The Iran’s Revolutionary Guard Corps Sanctions Implementation and Review Act would provide for more effective sanctions against the IRGC or any of its officials, agents, or affiliates to counter support for international terrorism and assistance to the Assad regime in Syria. Lastly, the IRGC Sanctions Act would limit licenses granted to entities that have business relationships with the Guard and impede efforts to remove Iran from the State Department’s list of state sponsors of terrorism until Congress approves such a move.
The bills aim to address weaknesses in the current system of sanctions, which fail “to designate hundreds of Guard companies and thousands of its top officials.” The IRGC is a potent military and economic force in Iran, and controls around 20 percent of the value of the Tehran Stock Exchange. Once sanctions are lifted, Stapleton and Ottolenghi write, “Congress will have to move swiftly to minimize the risk that renewed trade relations with Tehran enrich the Guard’s already full coffers.”
While the language of the nuclear deal limits the United States from imposing new nuclear-related sanctions on Iran, Secretary of State John Kerry told the Senate in July that Iran had agreed that sanctions related to terrorism or other similar issues would not violate the deal.
We’re not going to come back and just slap [sanctions] on again, but that absolutely does not mean that we are precluded from sanctioning Iranian actors, sectors, as any actions or circumstances warrant. So all of our other sanctions authorities remain in place, they are unaffected by this agreement, and Iran only said, if you read what it says, that they would treat the imposition of new nuclear related sanctions as the grounds to cease performing. But they are clear and we are clear that we have all other kinds of authorities and let me specific on that because it’s important for this whole debate to be clear.
The IRGC is being targeted because of its support for terror and human rights abuses.

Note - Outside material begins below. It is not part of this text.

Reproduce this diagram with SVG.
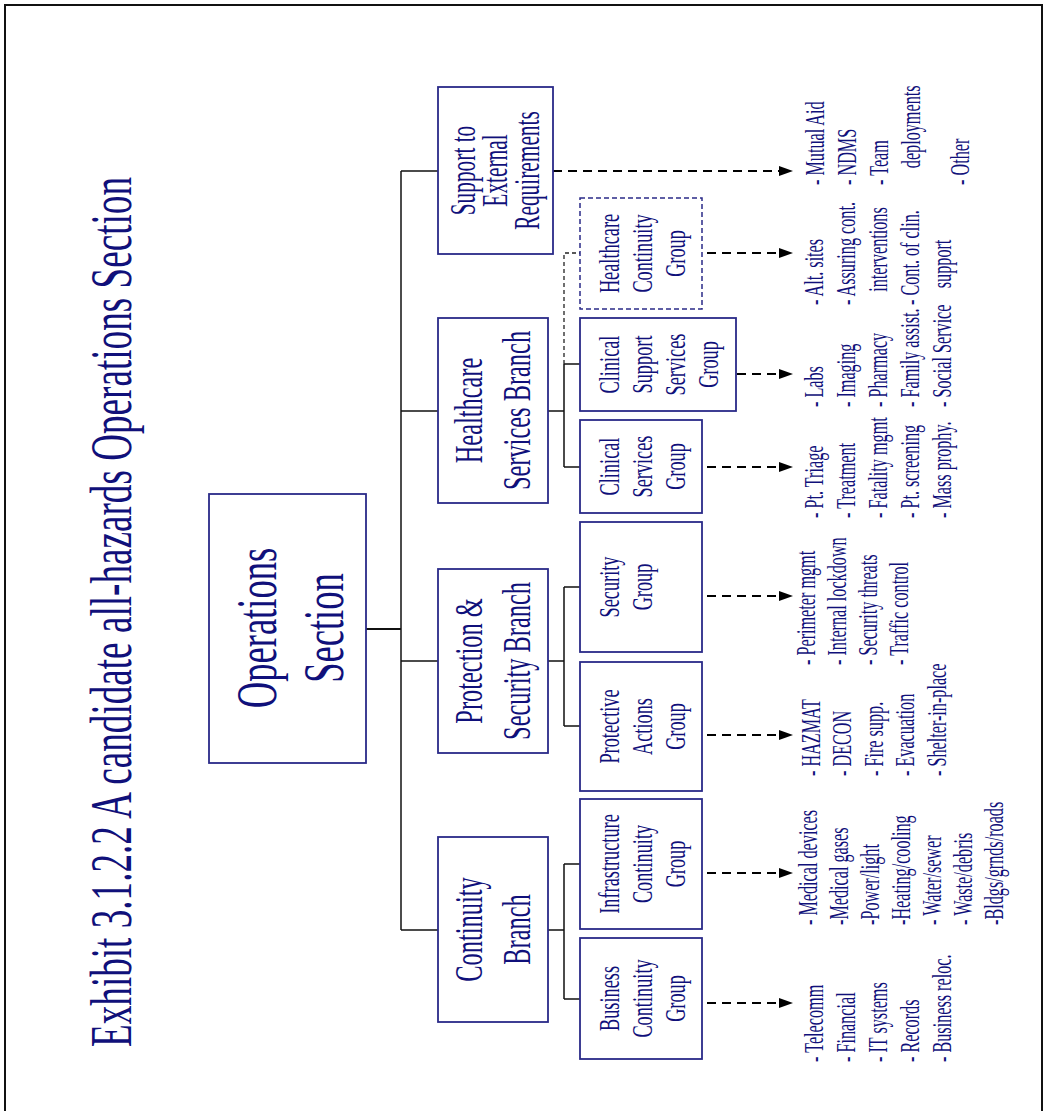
<svg xmlns="http://www.w3.org/2000/svg" width="1044" height="1111" viewBox="0 0 1044 1111">
<style>
.t{font-family:"Liberation Serif","Times New Roman",serif;fill:#10107a}
.title{font-size:59px}
.ops{font-size:58px}
.br{font-size:40px}
.sup{font-size:35px}
.grp{font-size:30px}
.item{font-size:27px}
.box{fill:#fff;stroke:#2a2a88;stroke-width:1.8}
.dbox{fill:#fff;stroke:#2a2a88;stroke-width:1.5;stroke-dasharray:5,3}
.ln{fill:none;stroke:#111;stroke-width:1.5}
.dln{fill:none;stroke:#222;stroke-width:1.3;stroke-dasharray:4,3}
.arr{fill:none;stroke:#000;stroke-width:1.8;stroke-dasharray:9,6}
</style>
<defs>
<marker id="ah" markerUnits="userSpaceOnUse" markerWidth="14" markerHeight="10" refX="0" refY="5" orient="auto">
<path d="M0,0 L14,5 L0,10 z" fill="#000"/>
</marker>
</defs>
<rect x="0" y="0" width="1044" height="1111" fill="#fff"/>
<rect x="5" y="5" width="1037" height="1110" fill="none" stroke="#111" stroke-width="2"/>

<text class="t title" text-anchor="end" transform="translate(131,177) rotate(-90) scale(0.63,1)">Exhibit 3.1.2.2 A candidate all-hazards Operations Section</text>

<g id="connectors">
<path class="ln" d="M366,629 H401" style="stroke-width:2"/>
<path class="ln" d="M401,171 V930"/>
<path class="ln" d="M401,171 H438 M401,411 H438 M401,661 H438 M401,930 H438"/>
<path class="ln" d="M548,411 H564 M564,364 V467 M564,364 H580 M564,467 H580"/>
<path class="dln" d="M564,364 V253 H580"/>
<path class="ln" d="M548,661 H564 M564,587 V726 M564,587 H580 M564,726 H580"/>
<path class="ln" d="M548,930 H564 M564,864 V999 M564,864 H580 M564,999 H580"/>
<path class="arr" marker-end="url(#ah)" d="M553,171 H779"/>
<path class="arr" marker-end="url(#ah)" d="M707,253 H779"/>
<path class="arr" marker-end="url(#ah)" d="M737,374 H779"/>
<path class="arr" marker-end="url(#ah)" d="M707,467 H779"/>
<path class="arr" marker-end="url(#ah)" d="M707,596 H779"/>
<path class="arr" marker-end="url(#ah)" d="M707,735 H779"/>
<path class="arr" marker-end="url(#ah)" d="M707,873 H779"/>
<path class="arr" marker-end="url(#ah)" d="M707,1003 H779"/>
</g>

<g id="operations-section">
<rect class="box" x="209" y="494" width="157" height="269"/>
<text class="t ops" text-anchor="middle" transform="translate(276,628) rotate(-90) scale(0.63,1)"><tspan x="0" y="0">Operations</tspan><tspan x="0" y="67">Section</tspan></text>
</g>

<g id="support-external">
<rect class="box" x="438" y="87" width="115" height="167"/>
<text class="t sup" text-anchor="middle" transform="translate(475,170.5) rotate(-90) scale(0.61,1)"><tspan x="0" y="0">Support to</tspan><tspan x="0" y="32">External</tspan><tspan x="0" y="64">Requirements</tspan></text>
</g>

<g id="healthcare-branch">
<rect class="box" x="438" y="318" width="110" height="185"/>
<text class="t br" text-anchor="middle" transform="translate(482,410.5) rotate(-90) scale(0.61,1)"><tspan x="0" y="0">Healthcare</tspan><tspan x="0" y="48">Services Branch</tspan></text>
</g>

<g id="protection-branch">
<rect class="box" x="438" y="569" width="110" height="184"/>
<text class="t br" text-anchor="middle" transform="translate(482,661) rotate(-90) scale(0.61,1)"><tspan x="0" y="0">Protection &amp;</tspan><tspan x="0" y="48">Security Branch</tspan></text>
</g>

<g id="continuity-branch">
<rect class="box" x="438" y="837" width="110" height="185"/>
<text class="t br" text-anchor="middle" transform="translate(482,929.5) rotate(-90) scale(0.61,1)"><tspan x="0" y="0">Continuity</tspan><tspan x="0" y="48">Branch</tspan></text>
</g>

<g id="healthcare-continuity-group">
<rect class="dbox" x="580" y="198" width="122" height="111"/>
<text class="t grp" text-anchor="middle" transform="translate(619,253.5) rotate(-90) scale(0.61,1)"><tspan x="0" y="0">Healthcare</tspan><tspan x="0" y="33">Continuity</tspan><tspan x="0" y="66">Group</tspan></text>
</g>

<g id="clinical-support-services-group">
<rect class="box" x="580" y="318" width="156" height="93"/>
<text class="t grp" text-anchor="middle" transform="translate(619,364.5) rotate(-90) scale(0.61,1)"><tspan x="0" y="0">Clinical</tspan><tspan x="0" y="33">Support</tspan><tspan x="0" y="66">Services</tspan><tspan x="0" y="99">Group</tspan></text>
</g>

<g id="clinical-services-group">
<rect class="box" x="580" y="420" width="122" height="93"/>
<text class="t grp" text-anchor="middle" transform="translate(619,466.5) rotate(-90) scale(0.61,1)"><tspan x="0" y="0">Clinical</tspan><tspan x="0" y="33">Services</tspan><tspan x="0" y="66">Group</tspan></text>
</g>

<g id="security-group">
<rect class="box" x="580" y="522" width="122" height="130"/>
<text class="t grp" text-anchor="middle" transform="translate(619,587) rotate(-90) scale(0.61,1)"><tspan x="0" y="0">Security</tspan><tspan x="0" y="33">Group</tspan></text>
</g>

<g id="protective-actions-group">
<rect class="box" x="580" y="662" width="122" height="129"/>
<text class="t grp" text-anchor="middle" transform="translate(619,726.5) rotate(-90) scale(0.61,1)"><tspan x="0" y="0">Protective</tspan><tspan x="0" y="33">Actions</tspan><tspan x="0" y="66">Group</tspan></text>
</g>

<g id="infrastructure-continuity-group">
<rect class="box" x="580" y="799" width="122" height="130"/>
<text class="t grp" text-anchor="middle" transform="translate(619,864) rotate(-90) scale(0.61,1)"><tspan x="0" y="0">Infrastructure</tspan><tspan x="0" y="33">Continuity</tspan><tspan x="0" y="66">Group</tspan></text>
</g>

<g id="business-continuity-group">
<rect class="box" x="580" y="938" width="122" height="121"/>
<text class="t grp" text-anchor="middle" transform="translate(619,998.5) rotate(-90) scale(0.61,1)"><tspan x="0" y="0">Business</tspan><tspan x="0" y="33">Continuity</tspan><tspan x="0" y="66">Group</tspan></text>
</g>

<g id="lists">
<text class="t item" transform="translate(824,185) rotate(-90) scale(0.6,1)"><tspan x="0" y="0">- Mutual Aid</tspan><tspan x="0" y="32">- NDMS</tspan><tspan x="0" y="64">- Team</tspan><tspan x="28" y="96">deployments</tspan><tspan x="0" y="145">- Other</tspan></text>
<text class="t item" transform="translate(823,305) rotate(-90) scale(0.6,1)"><tspan x="0" y="0">- Alt. sites</tspan><tspan x="0" y="32">- Assuring cont.</tspan><tspan x="22" y="64">interventions</tspan><tspan x="0" y="96">- Cont. of clin.</tspan><tspan x="28" y="128">support</tspan></text>
<text class="t item" transform="translate(823,407) rotate(-90) scale(0.6,1)"><tspan x="0" y="0">- Labs</tspan><tspan x="0" y="32">- Imaging</tspan><tspan x="0" y="64">- Pharmacy</tspan><tspan x="0" y="96">- Family assist.</tspan><tspan x="0" y="128">- Social Service</tspan></text>
<text class="t item" transform="translate(823,518) rotate(-90) scale(0.6,1)"><tspan x="0" y="0">- Pt. Triage</tspan><tspan x="0" y="32">- Treatment</tspan><tspan x="0" y="64">- Fatality mgmt</tspan><tspan x="0" y="96">- Pt. screening</tspan><tspan x="0" y="128">- Mass prophy.</tspan></text>
<text class="t item" transform="translate(815,665) rotate(-90) scale(0.6,1)"><tspan x="0" y="0">- Perimeter mgmt</tspan><tspan x="0" y="31">- Internal lockdown</tspan><tspan x="0" y="62">- Security threats</tspan><tspan x="0" y="93">- Traffic control</tspan></text>
<text class="t item" transform="translate(820,776) rotate(-90) scale(0.6,1)"><tspan x="0" y="0">- HAZMAT</tspan><tspan x="0" y="31.5">- DECON</tspan><tspan x="0" y="63">- Fire supp.</tspan><tspan x="0" y="94.5">- Evacuation</tspan><tspan x="0" y="126">- Shelter-in-place</tspan></text>
<text class="t item" transform="translate(817,925) rotate(-90) scale(0.6,1)"><tspan x="0" y="0">- Medical  devices</tspan><tspan x="0" y="31">-Medical gases</tspan><tspan x="0" y="62">-Power/light</tspan><tspan x="0" y="93">-Heating/cooling</tspan><tspan x="0" y="124">- Water/sewer</tspan><tspan x="0" y="155">- Waste/debris</tspan><tspan x="0" y="186">-Bldgs/grnds/roads</tspan></text>
<text class="t item" transform="translate(823,1062) rotate(-90) scale(0.6,1)"><tspan x="0" y="0">- Telecomm</tspan><tspan x="0" y="32">- Financial</tspan><tspan x="0" y="64">- IT systems</tspan><tspan x="0" y="96">- Records</tspan><tspan x="0" y="128">- Business reloc.</tspan></text>
</g>
</svg>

Before the deal was announced, an Iranian businessman told Reuters that Iran benefiting from sanctions relief would “increase the IRGC’s influence over politics and the economy because it will strengthen the hardline establishment.” Lee Smith, a senior fellow at the Hudson Institute, wrote shortly after the deal was announced that the sanctions relief would strengthen the IRGC’s financial hold over Iran.